Missouri
Missouri is in a fast-moving but still mostly local/legislative phase: no statewide moratorium yet, but 2026 bills, utility planning, and several city fights have made data centers a real campaign and ratepayer issue.
IARM Domain Signals
Energy/Power is the dominant stressor: Ameren told lawmakers it expects 2,000 MW of new load and approved new gas/battery buildout partly for data centers, while Hawley and SB 1750 focus on preventing utility customers from subsidizing grid upgrades. Water/Geology is the next major issue: Independence and Montgomery County opposition repeatedly cite water use, and SB 1750 explicitly requires water-usage disclosure and shortfall planning.
IIKey 2026 Races
Independence mayor: Bridget McCandless (D/municipal), who backed Nebius tax incentives, vs. Kevin King (D/municipal), who signed a petition for a public vote; data center opposition was a central campaign issue. Independence City Council at-large: Jared Fears (incumbent, supported tax incentives), Cody Atkinson (pro-project), Jackie Dorman (opposed), and Lucy Young (pro-project). Festus city council: anti-data-center sentiment helped oust incumbent council members after approval steps for a CRG Clayco project; Mayor Sam Richards and defeated incumbents Bobby Benz, Jim Collier, Brian Wehner, and Jim Tinnin were part of the local reckoning. No clearly identified Missouri state/federal 2026 candidate has made data centers the dominant named issue beyond these local races.
IIIMoratorium · Ban Status
No statewide moratorium or ban has been enacted in Missouri as of May 2026. A bill to pause new data-center-related facility applications, HB 3369, would halt acceptance, processing, or approval of applications for data center creation or expansion until Aug. 28, 2027, but it remained introduced/pending in the House. A separate Senate proposal, SB 1750, does not impose a pause; instead, it creates a regulatory framework for large load facilities. Locally, St. Louis is not imposing a moratorium but is tightening zoning rules through an updated framework and public-hearing process, and the city’s interim approach remains in place until new rules are approved and signed.
IVRatepayer · Cost-Shift Legislation
Missouri’s main 2026 cost-shift response is SB 1750 (introduced by Sen. McCreery), which defines ‘large load facilities’ and requires disclosure, studies, utility contract terms, and explicit protection that upgrade/interconnection/study costs ‘shall not be shifted to ratepayers in a general rate proceeding’; it also requires the facility to pay for network upgrades, capacity, and mitigation costs. In parallel, U.S. Sen. Josh Hawley (R-Mo.) has pushed legislation to require data centers to pay their own electricity and water costs, and he said similar bills have been filed in the Missouri House, though the specific House bill numbers were not identified in the sources reviewed.

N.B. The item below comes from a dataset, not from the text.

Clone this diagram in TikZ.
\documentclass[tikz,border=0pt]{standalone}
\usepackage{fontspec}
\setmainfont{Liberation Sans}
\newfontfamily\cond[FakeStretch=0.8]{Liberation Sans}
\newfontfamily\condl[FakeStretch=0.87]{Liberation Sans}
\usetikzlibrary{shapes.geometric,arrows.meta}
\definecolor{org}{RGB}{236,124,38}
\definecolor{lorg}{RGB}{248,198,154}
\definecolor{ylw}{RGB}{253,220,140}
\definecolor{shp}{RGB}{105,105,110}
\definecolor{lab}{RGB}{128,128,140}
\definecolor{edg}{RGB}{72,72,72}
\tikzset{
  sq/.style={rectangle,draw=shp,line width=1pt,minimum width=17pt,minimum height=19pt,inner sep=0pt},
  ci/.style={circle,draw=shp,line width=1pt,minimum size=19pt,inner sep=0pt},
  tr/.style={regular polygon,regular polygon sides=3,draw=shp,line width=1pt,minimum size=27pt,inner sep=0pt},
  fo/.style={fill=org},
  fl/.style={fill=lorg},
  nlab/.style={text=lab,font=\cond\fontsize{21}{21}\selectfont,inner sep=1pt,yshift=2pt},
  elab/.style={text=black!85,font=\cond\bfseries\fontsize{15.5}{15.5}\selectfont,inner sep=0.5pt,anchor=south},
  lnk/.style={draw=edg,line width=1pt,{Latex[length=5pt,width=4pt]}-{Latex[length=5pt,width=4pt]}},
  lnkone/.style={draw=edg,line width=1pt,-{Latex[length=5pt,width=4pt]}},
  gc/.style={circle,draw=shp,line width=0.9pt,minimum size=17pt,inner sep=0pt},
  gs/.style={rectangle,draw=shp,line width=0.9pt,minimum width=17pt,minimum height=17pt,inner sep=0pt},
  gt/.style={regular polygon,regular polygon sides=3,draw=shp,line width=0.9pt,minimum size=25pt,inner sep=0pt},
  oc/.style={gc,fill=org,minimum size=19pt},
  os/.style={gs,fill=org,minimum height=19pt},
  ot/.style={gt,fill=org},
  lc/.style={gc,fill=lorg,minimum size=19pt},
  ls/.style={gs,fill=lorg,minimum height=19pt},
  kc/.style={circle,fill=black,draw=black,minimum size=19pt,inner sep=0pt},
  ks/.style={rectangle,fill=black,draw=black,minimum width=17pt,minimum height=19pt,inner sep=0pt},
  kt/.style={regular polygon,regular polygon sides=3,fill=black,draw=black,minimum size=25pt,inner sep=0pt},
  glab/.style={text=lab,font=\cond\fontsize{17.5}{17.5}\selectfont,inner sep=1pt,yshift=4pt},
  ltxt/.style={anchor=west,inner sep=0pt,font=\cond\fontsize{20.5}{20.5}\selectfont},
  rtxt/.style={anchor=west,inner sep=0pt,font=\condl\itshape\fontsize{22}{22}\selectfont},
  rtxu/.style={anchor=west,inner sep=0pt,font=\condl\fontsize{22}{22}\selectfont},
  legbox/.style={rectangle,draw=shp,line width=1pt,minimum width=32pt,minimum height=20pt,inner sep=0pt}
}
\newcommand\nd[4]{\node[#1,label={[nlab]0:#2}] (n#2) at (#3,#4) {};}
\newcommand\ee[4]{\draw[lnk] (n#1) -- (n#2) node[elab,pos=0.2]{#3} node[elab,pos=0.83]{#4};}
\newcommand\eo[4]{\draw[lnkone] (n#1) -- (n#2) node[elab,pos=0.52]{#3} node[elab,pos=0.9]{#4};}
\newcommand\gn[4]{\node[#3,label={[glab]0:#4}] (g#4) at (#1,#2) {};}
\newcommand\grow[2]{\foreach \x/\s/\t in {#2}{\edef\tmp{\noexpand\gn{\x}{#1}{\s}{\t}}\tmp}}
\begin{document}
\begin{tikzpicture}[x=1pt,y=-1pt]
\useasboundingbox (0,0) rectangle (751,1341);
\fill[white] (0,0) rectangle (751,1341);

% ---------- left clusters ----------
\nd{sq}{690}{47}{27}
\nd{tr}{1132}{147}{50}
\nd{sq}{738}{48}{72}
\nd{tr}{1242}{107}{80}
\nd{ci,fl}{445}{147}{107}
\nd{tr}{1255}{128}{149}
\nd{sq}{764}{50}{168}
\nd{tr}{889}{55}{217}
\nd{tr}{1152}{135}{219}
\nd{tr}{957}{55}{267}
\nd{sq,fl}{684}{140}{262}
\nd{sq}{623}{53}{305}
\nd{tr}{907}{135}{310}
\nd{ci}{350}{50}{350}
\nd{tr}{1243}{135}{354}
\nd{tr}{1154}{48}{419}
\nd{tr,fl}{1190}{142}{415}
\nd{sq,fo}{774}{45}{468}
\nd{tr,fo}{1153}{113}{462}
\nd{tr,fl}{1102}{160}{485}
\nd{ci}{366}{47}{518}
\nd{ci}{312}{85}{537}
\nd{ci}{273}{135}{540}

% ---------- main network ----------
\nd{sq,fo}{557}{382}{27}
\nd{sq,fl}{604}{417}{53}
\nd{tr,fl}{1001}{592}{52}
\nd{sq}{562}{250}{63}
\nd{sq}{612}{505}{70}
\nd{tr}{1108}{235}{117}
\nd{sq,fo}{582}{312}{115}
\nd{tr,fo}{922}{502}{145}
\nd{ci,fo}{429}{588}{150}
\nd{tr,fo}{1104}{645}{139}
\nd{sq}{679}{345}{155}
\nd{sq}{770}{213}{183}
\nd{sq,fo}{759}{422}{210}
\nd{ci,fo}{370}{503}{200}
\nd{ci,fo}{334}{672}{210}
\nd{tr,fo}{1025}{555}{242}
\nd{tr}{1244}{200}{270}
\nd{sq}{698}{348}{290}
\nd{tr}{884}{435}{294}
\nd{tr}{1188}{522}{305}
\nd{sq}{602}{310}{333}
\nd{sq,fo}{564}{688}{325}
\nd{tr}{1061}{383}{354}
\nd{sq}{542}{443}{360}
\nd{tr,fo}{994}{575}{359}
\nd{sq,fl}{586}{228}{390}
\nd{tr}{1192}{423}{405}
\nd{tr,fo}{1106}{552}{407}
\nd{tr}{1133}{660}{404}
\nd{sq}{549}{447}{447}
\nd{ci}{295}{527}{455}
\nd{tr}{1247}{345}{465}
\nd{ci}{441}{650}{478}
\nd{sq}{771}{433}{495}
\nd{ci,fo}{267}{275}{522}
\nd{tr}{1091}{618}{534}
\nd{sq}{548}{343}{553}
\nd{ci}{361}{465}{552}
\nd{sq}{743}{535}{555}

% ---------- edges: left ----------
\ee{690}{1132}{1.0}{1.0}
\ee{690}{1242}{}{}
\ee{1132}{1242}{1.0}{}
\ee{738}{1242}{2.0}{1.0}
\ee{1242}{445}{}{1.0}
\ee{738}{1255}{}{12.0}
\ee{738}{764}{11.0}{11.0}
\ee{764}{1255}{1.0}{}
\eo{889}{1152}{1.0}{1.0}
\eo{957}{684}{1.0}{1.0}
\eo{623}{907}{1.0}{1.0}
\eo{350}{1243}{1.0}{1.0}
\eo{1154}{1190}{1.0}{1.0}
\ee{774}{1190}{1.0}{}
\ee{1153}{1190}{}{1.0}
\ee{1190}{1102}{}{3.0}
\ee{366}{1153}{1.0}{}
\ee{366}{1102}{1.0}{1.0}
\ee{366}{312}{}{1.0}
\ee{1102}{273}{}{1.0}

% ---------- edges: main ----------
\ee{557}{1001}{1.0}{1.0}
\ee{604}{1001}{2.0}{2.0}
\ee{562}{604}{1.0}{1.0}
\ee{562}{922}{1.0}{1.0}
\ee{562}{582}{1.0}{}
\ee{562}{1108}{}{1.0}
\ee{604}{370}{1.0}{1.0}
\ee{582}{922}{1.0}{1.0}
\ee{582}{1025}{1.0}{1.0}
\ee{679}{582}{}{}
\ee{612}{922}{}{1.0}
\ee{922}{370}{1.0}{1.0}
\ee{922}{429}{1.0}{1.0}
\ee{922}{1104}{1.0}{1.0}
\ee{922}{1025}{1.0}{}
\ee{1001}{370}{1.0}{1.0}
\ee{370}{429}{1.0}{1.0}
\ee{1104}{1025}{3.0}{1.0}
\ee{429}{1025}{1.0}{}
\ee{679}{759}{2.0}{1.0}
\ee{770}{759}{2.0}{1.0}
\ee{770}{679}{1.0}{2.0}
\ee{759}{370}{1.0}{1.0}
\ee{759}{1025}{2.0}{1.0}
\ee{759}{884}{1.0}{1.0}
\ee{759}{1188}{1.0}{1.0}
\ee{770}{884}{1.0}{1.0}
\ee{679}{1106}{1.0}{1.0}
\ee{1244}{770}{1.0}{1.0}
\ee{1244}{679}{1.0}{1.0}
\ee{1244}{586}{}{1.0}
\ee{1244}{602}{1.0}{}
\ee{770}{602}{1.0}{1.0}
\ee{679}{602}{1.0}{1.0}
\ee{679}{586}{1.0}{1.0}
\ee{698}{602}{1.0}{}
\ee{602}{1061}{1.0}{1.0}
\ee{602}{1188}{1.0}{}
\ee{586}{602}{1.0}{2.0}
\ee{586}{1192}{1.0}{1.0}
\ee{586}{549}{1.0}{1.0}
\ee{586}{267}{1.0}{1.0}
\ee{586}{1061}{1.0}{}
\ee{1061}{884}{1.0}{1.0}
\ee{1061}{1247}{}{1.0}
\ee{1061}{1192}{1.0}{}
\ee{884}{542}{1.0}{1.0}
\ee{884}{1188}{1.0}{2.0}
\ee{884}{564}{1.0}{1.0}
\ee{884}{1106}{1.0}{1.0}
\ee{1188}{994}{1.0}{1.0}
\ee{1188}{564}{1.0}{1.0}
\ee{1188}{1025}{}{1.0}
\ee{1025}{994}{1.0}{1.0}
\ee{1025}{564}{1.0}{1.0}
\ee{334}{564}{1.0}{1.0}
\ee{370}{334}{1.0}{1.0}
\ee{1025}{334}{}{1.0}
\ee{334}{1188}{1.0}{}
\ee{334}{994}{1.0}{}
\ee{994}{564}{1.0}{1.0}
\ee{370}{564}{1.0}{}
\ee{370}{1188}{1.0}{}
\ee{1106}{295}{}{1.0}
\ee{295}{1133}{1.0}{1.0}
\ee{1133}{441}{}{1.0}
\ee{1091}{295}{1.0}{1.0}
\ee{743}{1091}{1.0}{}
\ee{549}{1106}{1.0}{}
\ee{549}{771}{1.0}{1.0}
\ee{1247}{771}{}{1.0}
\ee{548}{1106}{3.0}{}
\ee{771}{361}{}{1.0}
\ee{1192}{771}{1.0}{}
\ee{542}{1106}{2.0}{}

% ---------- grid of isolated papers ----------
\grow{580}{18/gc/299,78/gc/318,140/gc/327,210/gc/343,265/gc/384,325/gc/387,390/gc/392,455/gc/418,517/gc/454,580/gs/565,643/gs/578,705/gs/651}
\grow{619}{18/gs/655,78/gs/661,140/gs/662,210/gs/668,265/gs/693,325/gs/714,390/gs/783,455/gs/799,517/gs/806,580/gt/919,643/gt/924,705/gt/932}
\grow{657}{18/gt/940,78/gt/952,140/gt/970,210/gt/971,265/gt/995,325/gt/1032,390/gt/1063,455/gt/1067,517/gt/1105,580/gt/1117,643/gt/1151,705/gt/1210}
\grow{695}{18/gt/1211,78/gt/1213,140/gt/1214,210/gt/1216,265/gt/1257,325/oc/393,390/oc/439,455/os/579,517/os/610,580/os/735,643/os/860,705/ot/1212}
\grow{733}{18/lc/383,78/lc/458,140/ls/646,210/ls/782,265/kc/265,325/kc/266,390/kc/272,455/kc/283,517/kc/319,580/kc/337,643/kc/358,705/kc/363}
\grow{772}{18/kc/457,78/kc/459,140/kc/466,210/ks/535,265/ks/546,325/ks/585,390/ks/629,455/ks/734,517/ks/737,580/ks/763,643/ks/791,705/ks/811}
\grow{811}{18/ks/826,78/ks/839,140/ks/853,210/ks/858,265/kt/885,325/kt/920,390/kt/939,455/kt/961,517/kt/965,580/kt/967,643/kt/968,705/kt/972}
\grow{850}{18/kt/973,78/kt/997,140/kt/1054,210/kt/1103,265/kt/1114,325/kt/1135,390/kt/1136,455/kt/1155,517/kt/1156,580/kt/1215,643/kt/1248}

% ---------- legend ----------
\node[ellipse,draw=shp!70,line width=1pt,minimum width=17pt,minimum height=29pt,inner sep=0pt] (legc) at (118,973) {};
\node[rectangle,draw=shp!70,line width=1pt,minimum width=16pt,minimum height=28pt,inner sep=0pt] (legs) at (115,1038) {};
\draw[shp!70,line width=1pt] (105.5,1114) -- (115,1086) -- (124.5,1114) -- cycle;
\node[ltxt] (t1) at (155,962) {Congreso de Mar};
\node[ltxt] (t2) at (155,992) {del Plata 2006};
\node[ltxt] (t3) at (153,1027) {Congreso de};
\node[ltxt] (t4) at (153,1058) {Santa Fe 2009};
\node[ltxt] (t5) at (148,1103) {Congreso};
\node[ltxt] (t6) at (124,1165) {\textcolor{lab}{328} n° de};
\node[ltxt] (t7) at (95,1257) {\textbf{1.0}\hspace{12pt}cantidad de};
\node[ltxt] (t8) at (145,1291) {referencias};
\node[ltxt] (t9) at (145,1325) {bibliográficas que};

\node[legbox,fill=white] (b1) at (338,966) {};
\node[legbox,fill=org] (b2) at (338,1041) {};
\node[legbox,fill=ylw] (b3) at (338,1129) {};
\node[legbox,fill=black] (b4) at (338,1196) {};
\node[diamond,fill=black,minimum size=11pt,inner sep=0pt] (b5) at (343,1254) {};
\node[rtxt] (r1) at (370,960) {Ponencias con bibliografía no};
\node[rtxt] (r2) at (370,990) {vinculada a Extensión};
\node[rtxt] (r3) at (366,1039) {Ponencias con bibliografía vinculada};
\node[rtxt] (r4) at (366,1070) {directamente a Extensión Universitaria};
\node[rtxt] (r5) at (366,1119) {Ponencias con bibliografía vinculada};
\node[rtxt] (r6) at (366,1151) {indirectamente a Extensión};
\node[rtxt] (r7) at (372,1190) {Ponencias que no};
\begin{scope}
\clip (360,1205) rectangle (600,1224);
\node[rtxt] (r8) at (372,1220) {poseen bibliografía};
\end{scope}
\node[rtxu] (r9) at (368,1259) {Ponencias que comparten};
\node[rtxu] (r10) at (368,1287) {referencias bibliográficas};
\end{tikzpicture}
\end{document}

Missouri also has utility planning/rate implications through Ameren’s Big Hollow approval and the state’s construction-work-in-progress cost-recovery framework.
VBallot Measures
None identified.
VITop Contested Sites
1) Nebius AI data center, eastern Independence — proposed hyperscale project on nearly 400 acres; approved for billions in tax incentives and facing resident opposition and legal challenge; status: contested/proceeding. 2) CRG Clayco data center, Festus — local project whose approval steps triggered a backlash and a wave of anti-data-center election outcomes; status: contested/locally constrained. 3) Montgomery County I-70 data center proposal — massive proposed project opposed by Preserve Montgomery County LLC in litigation; status: contested. A related but not identical power-side project is Ameren’s Big Hollow Energy Center in Jefferson County, approved partly to serve anticipated large data-center load.
VIIActive Opposition Organizations
Stop the AI Data Center in Independence (Facebook-based coalition), Preserve Montgomery County LLC, local Festus anti-data-center organizers/residents, St. Louis-area neighborhood and planning commenters pushing stricter zoning, and assorted county-level resident/farmer/business coalitions opposing large projects.
VIIITalent · Workforce
None identified at the state political-surface layer as of May 2026. Talent and workforce dynamics in Missouri surface primarily at the sub-state and labor-market level — county and municipal proceedings on named projects, regional building trades council positions, and utility commission workforce testimony — which are out of scope for the tracker's state-political-surface read. Request a full RAIL briefing for sub-state and labor-market analysis.
IXData Center Cluster Size
Growing cluster. Missouri is not yet a national top-tier hub, but it has multiple large proposed hyperscale projects, at least one major utility buildout tied to expected load, and roughly 2,000 MW of new load under contract discussions cited by Ameren. Active project count and operational MW are not fully consolidated in public sources.
XKey Quote
‘I think we ought to say in the law that the data centers have to pay for their own electricity, the data centers have to pay for their own water supply’ — U.S. Sen. Josh Hawley, as reported by Missourinet on Feb. 27, 2026.